Faith vs Reason: Conflict?

  • Thread starter Thread starter PRmerger
  • Start date Start date
Status
Not open for further replies.
What about an intention being equivalent to a deed?
I’m not sure what you’re asking.

An intention is certainly not equivalent to a deed. That’s exactly my point!

If someone intends to rob a bank, but doesn’t, he is not culpable. By the same token, if someone intends to help a person up from a fall, but walks right by, she has not done a good deed.
 
What about an intention being equivalent to a deed?
Ohh–sorry! Now I see that you’re referring to your prior post in which you cited Aquinas.

I’m not certain that Aquinas is saying that the intention equals the deed. If that were so, all I’d have to do is intend to be holy!

I can understand how intentions can govern our actions, and how thoughts can indeed turn our hearts and minds away from God…but I must stop short of saying that thoughts equal the deed.
 
Is there anyone else in these forums who can understand my conflict?
We need to look at the entire relationship of Faith and Reason, not just a single example. I think that Fides et Ratio, the beautiful encyclical of Pope John Paul II, brings the subject in to perfect crystal clarity. It isn’t very long and it is available here: vatican.va/edocs/ENG0216/_INDEX.HTM

On this narrower part of it, Pope Benedicts Encycle Deus Caritas Est, provides some wonderful insights.

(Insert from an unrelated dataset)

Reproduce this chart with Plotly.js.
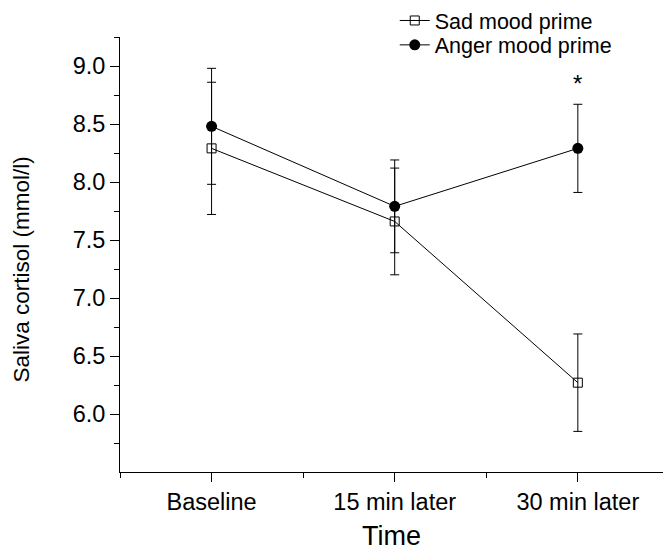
<!DOCTYPE html>
<html>
<head>
<meta charset="utf-8">
<script src="https://cdn.plot.ly/plotly-3.0.1.min.js"></script>
<style>html,body{margin:0;padding:0;background:#fff;overflow:hidden;}</style>
</head>
<body>
<div id="chart" style="width:663px;height:551px;"></div>
<script>
// Data
var categories = ["Baseline", "15 min later", "30 min later"];
var catPos = [0, 1, 2];
var sadMean = [8.29, 7.66, 6.27];
var sadErr = [0.57, 0.46, 0.42];
var angerMean = [8.48, 7.79, 8.29];
var angerErr = [0.50, 0.40, 0.38];
var yTickVals = [6.0, 6.5, 7.0, 7.5, 8.0, 8.5, 9.0];
var yTickText = ["6.0", "6.5", "7.0", "7.5", "8.0", "8.5", "9.0"];

var FONT = "Liberation Sans, Arial, Helvetica, sans-serif";

var traces = [
  {
    x: catPos, y: sadMean, name: "Sad mood prime", type: "scatter", mode: "lines+markers",
    legend: "legend",
    line: {color: "#000", width: 1},
    marker: {symbol: "square-open", size: 9, color: "#000", line: {width: 1, color: "#000"}},
    error_y: {type: "data", array: sadErr, visible: true, color: "#000", thickness: 1, width: 4.5}
  },
  {
    x: catPos, y: angerMean, name: "Anger mood prime", type: "scatter", mode: "lines+markers",
    legend: "legend2",
    line: {color: "#000", width: 1},
    marker: {symbol: "circle", size: 11, color: "#000"},
    error_y: {type: "data", array: angerErr, visible: true, color: "#000", thickness: 1, width: 4.5}
  }
];

var legFont = {family: FONT, size: 21.5, color: "#000"};

var layout = {
  width: 663, height: 551,
  margin: {l: 120, r: 0, t: 37, b: 79},
  paper_bgcolor: "#fff", plot_bgcolor: "#fff",
  font: {family: FONT, color: "#000", size: 23.5},
  showlegend: true,
  legend: {x: 0.506, y: 1.086, xanchor: "left", yanchor: "top", bgcolor: "rgba(0,0,0,0)", font: legFont},
  legend2: {x: 0.506, y: 1.029, xanchor: "left", yanchor: "top", bgcolor: "rgba(0,0,0,0)", font: legFont},
  xaxis: {
    range: [-0.5, 2.465], tickmode: "array", tickvals: catPos, ticktext: categories,
    showgrid: false, zeroline: false, showline: true, linecolor: "#000", linewidth: 1,
    ticks: "outside", ticklen: 9, tickwidth: 1, tickcolor: "#000",
    tickfont: {family: FONT, size: 23.5, color: "#000"},
    minor: {tickmode: "linear", tick0: -0.5, dtick: 1, ticks: "outside", ticklen: 5, tickwidth: 1, tickcolor: "#000", showgrid: false},
    title: {text: "Time", font: {family: FONT, size: 27, color: "#000"}, standoff: 12}
  },
  yaxis: {
    range: [5.5, 9.25], tickmode: "array", tickvals: yTickVals, ticktext: yTickText,
    showgrid: false, zeroline: false, showline: true, linecolor: "#000", linewidth: 1,
    ticks: "outside", ticklen: 9, tickwidth: 1, tickcolor: "#000",
    tickfont: {family: FONT, size: 23.5, color: "#000"},
    minor: {tickmode: "linear", tick0: 5.75, dtick: 0.5, ticks: "outside", ticklen: 5, tickwidth: 1, tickcolor: "#000", showgrid: false}
  },
  annotations: [
    {xref: "x", yref: "y", x: 2, y: 8.85, text: "*", showarrow: false, xanchor: "center", yanchor: "middle",
     font: {family: FONT, size: 24, color: "#000"}},
    {xref: "paper", yref: "paper", x: -0.181, y: 0.465, text: "Saliva cortisol (mmol/l)", textangle: -90,
     showarrow: false, xanchor: "center", yanchor: "middle", font: {family: FONT, size: 22.5, color: "#000"}}
  ]
};

Plotly.newPlot("chart", traces, layout, {displayModeBar: false, staticPlot: true});
</script>
</body>
</html>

It is available here: vatican.va/holy_father/benedict_xvi/encyclicals/documents/hf_ben-xvi_enc_20051225_deus-caritas-est_en.html

May the Lord richly bless you and watch over you all of your days.

Your brother in Christ.
 
If someone intends to rob a bank, but doesn’t, he is not culpable. By the same token, if someone intends to help a person up from a fall, but walks right by, she has not done a good deed.
An intention is more than a thought. To form an intention means to make an act of will. If you intend to rob a bank but don’t because you turn up and there is a big police presence or they have installed camera’s then your intention is foiled but you are still culpable for it. If the thought flits through your mind that it would ease your financial burdens if you robbed a bank then you haven’t formed an intent and so not sinned. Action is always preceded by an act of will. If the act of will is not made then the act of fact is not committed. Therefore it is the act of will that is morally culpable.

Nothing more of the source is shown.